— begin —

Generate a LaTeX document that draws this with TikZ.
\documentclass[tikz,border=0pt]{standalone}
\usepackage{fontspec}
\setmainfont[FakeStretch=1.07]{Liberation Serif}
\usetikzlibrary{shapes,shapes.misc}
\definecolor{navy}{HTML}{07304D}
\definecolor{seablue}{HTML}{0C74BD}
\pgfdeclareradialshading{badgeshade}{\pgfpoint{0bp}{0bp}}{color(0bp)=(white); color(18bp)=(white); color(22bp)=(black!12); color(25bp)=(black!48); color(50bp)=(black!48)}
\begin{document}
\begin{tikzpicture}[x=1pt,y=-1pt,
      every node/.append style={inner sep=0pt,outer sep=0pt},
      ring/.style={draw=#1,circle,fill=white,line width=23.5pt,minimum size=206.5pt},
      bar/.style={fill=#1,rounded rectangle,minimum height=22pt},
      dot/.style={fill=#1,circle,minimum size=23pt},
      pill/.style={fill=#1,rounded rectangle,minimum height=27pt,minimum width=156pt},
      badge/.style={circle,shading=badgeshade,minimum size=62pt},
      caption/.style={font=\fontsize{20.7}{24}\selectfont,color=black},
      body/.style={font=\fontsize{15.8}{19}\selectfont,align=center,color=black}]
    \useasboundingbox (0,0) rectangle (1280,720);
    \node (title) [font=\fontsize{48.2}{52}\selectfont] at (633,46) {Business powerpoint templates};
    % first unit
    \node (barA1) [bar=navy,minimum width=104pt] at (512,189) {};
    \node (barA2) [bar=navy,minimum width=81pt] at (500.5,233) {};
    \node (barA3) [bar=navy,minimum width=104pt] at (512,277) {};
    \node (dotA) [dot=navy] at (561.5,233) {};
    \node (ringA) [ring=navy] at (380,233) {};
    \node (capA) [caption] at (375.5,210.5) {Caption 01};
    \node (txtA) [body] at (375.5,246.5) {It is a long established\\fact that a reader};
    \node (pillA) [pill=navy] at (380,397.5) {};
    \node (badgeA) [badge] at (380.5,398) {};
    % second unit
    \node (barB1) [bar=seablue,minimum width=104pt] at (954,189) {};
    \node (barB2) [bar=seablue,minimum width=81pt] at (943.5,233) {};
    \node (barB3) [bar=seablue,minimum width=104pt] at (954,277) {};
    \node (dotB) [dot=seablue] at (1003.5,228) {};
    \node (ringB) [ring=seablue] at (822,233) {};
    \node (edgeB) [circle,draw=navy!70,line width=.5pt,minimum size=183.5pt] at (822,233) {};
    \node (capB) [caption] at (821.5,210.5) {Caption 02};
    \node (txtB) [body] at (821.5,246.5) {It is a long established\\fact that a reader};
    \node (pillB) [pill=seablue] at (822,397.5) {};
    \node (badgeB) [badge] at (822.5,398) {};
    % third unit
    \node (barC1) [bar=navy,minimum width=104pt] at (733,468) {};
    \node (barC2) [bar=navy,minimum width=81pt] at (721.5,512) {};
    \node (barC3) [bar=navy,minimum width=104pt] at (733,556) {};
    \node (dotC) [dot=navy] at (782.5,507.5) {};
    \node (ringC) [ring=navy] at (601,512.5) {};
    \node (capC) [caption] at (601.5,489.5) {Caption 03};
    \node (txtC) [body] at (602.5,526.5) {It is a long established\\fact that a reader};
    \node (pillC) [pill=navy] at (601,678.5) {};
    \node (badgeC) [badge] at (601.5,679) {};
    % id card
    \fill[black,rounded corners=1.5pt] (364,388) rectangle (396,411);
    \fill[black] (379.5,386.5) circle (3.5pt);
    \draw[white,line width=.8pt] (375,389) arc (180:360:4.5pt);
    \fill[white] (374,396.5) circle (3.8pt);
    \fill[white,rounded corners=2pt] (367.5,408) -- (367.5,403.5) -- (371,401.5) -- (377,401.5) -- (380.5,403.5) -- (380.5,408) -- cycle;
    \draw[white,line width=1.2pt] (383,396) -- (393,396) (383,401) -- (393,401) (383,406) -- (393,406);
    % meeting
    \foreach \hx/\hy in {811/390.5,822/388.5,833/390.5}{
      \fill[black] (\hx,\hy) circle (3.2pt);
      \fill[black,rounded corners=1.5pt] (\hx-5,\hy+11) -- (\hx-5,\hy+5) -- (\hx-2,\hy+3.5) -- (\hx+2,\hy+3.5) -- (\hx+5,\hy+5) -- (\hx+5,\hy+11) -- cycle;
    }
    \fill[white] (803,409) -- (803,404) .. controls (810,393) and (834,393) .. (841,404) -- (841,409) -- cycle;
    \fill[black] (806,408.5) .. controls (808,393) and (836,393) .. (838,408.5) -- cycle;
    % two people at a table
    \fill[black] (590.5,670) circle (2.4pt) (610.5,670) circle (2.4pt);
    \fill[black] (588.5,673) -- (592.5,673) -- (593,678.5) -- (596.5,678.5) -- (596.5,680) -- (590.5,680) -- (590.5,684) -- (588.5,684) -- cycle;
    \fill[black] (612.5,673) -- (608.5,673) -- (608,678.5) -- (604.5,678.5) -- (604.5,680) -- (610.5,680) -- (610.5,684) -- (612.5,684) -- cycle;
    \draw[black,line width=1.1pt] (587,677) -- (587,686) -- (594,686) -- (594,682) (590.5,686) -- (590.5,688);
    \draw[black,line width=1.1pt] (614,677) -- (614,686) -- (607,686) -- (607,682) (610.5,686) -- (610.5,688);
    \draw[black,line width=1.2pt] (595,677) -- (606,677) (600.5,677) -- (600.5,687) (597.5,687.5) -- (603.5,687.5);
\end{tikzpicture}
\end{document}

— end —

§ Problem to work on: Repeat the data in its entirety, character for character.

§ Problem solution:
Generate a LaTeX document that draws this with TikZ.
\documentclass[tikz,border=0pt]{standalone}
\usepackage{fontspec}
\setmainfont[FakeStretch=1.07]{Liberation Serif}
\usetikzlibrary{shapes,shapes.misc}
\definecolor{navy}{HTML}{07304D}
\definecolor{seablue}{HTML}{0C74BD}
\pgfdeclareradialshading{badgeshade}{\pgfpoint{0bp}{0bp}}{color(0bp)=(white); color(18bp)=(white); color(22bp)=(black!12); color(25bp)=(black!48); color(50bp)=(black!48)}
\begin{document}
\begin{tikzpicture}[x=1pt,y=-1pt,
      every node/.append style={inner sep=0pt,outer sep=0pt},
      ring/.style={draw=#1,circle,fill=white,line width=23.5pt,minimum size=206.5pt},
      bar/.style={fill=#1,rounded rectangle,minimum height=22pt},
      dot/.style={fill=#1,circle,minimum size=23pt},
      pill/.style={fill=#1,rounded rectangle,minimum height=27pt,minimum width=156pt},
      badge/.style={circle,shading=badgeshade,minimum size=62pt},
      caption/.style={font=\fontsize{20.7}{24}\selectfont,color=black},
      body/.style={font=\fontsize{15.8}{19}\selectfont,align=center,color=black}]
    \useasboundingbox (0,0) rectangle (1280,720);
    \node (title) [font=\fontsize{48.2}{52}\selectfont] at (633,46) {Business powerpoint templates};
    % first unit
    \node (barA1) [bar=navy,minimum width=104pt] at (512,189) {};
    \node (barA2) [bar=navy,minimum width=81pt] at (500.5,233) {};
    \node (barA3) [bar=navy,minimum width=104pt] at (512,277) {};
    \node (dotA) [dot=navy] at (561.5,233) {};
    \node (ringA) [ring=navy] at (380,233) {};
    \node (capA) [caption] at (375.5,210.5) {Caption 01};
    \node (txtA) [body] at (375.5,246.5) {It is a long established\\fact that a reader};
    \node (pillA) [pill=navy] at (380,397.5) {};
    \node (badgeA) [badge] at (380.5,398) {};
    % second unit
    \node (barB1) [bar=seablue,minimum width=104pt] at (954,189) {};
    \node (barB2) [bar=seablue,minimum width=81pt] at (943.5,233) {};
    \node (barB3) [bar=seablue,minimum width=104pt] at (954,277) {};
    \node (dotB) [dot=seablue] at (1003.5,228) {};
    \node (ringB) [ring=seablue] at (822,233) {};
    \node (edgeB) [circle,draw=navy!70,line width=.5pt,minimum size=183.5pt] at (822,233) {};
    \node (capB) [caption] at (821.5,210.5) {Caption 02};
    \node (txtB) [body] at (821.5,246.5) {It is a long established\\fact that a reader};
    \node (pillB) [pill=seablue] at (822,397.5) {};
    \node (badgeB) [badge] at (822.5,398) {};
    % third unit
    \node (barC1) [bar=navy,minimum width=104pt] at (733,468) {};
    \node (barC2) [bar=navy,minimum width=81pt] at (721.5,512) {};
    \node (barC3) [bar=navy,minimum width=104pt] at (733,556) {};
    \node (dotC) [dot=navy] at (782.5,507.5) {};
    \node (ringC) [ring=navy] at (601,512.5) {};
    \node (capC) [caption] at (601.5,489.5) {Caption 03};
    \node (txtC) [body] at (602.5,526.5) {It is a long established\\fact that a reader};
    \node (pillC) [pill=navy] at (601,678.5) {};
    \node (badgeC) [badge] at (601.5,679) {};
    % id card
    \fill[black,rounded corners=1.5pt] (364,388) rectangle (396,411);
    \fill[black] (379.5,386.5) circle (3.5pt);
    \draw[white,line width=.8pt] (375,389) arc (180:360:4.5pt);
    \fill[white] (374,396.5) circle (3.8pt);
    \fill[white,rounded corners=2pt] (367.5,408) -- (367.5,403.5) -- (371,401.5) -- (377,401.5) -- (380.5,403.5) -- (380.5,408) -- cycle;
    \draw[white,line width=1.2pt] (383,396) -- (393,396) (383,401) -- (393,401) (383,406) -- (393,406);
    % meeting
    \foreach \hx/\hy in {811/390.5,822/388.5,833/390.5}{
      \fill[black] (\hx,\hy) circle (3.2pt);
      \fill[black,rounded corners=1.5pt] (\hx-5,\hy+11) -- (\hx-5,\hy+5) -- (\hx-2,\hy+3.5) -- (\hx+2,\hy+3.5) -- (\hx+5,\hy+5) -- (\hx+5,\hy+11) -- cycle;
    }
    \fill[white] (803,409) -- (803,404) .. controls (810,393) and (834,393) .. (841,404) -- (841,409) -- cycle;
    \fill[black] (806,408.5) .. controls (808,393) and (836,393) .. (838,408.5) -- cycle;
    % two people at a table
    \fill[black] (590.5,670) circle (2.4pt) (610.5,670) circle (2.4pt);
    \fill[black] (588.5,673) -- (592.5,673) -- (593,678.5) -- (596.5,678.5) -- (596.5,680) -- (590.5,680) -- (590.5,684) -- (588.5,684) -- cycle;
    \fill[black] (612.5,673) -- (608.5,673) -- (608,678.5) -- (604.5,678.5) -- (604.5,680) -- (610.5,680) -- (610.5,684) -- (612.5,684) -- cycle;
    \draw[black,line width=1.1pt] (587,677) -- (587,686) -- (594,686) -- (594,682) (590.5,686) -- (590.5,688);
    \draw[black,line width=1.1pt] (614,677) -- (614,686) -- (607,686) -- (607,682) (610.5,686) -- (610.5,688);
    \draw[black,line width=1.2pt] (595,677) -- (606,677) (600.5,677) -- (600.5,687) (597.5,687.5) -- (603.5,687.5);
\end{tikzpicture}
\end{document}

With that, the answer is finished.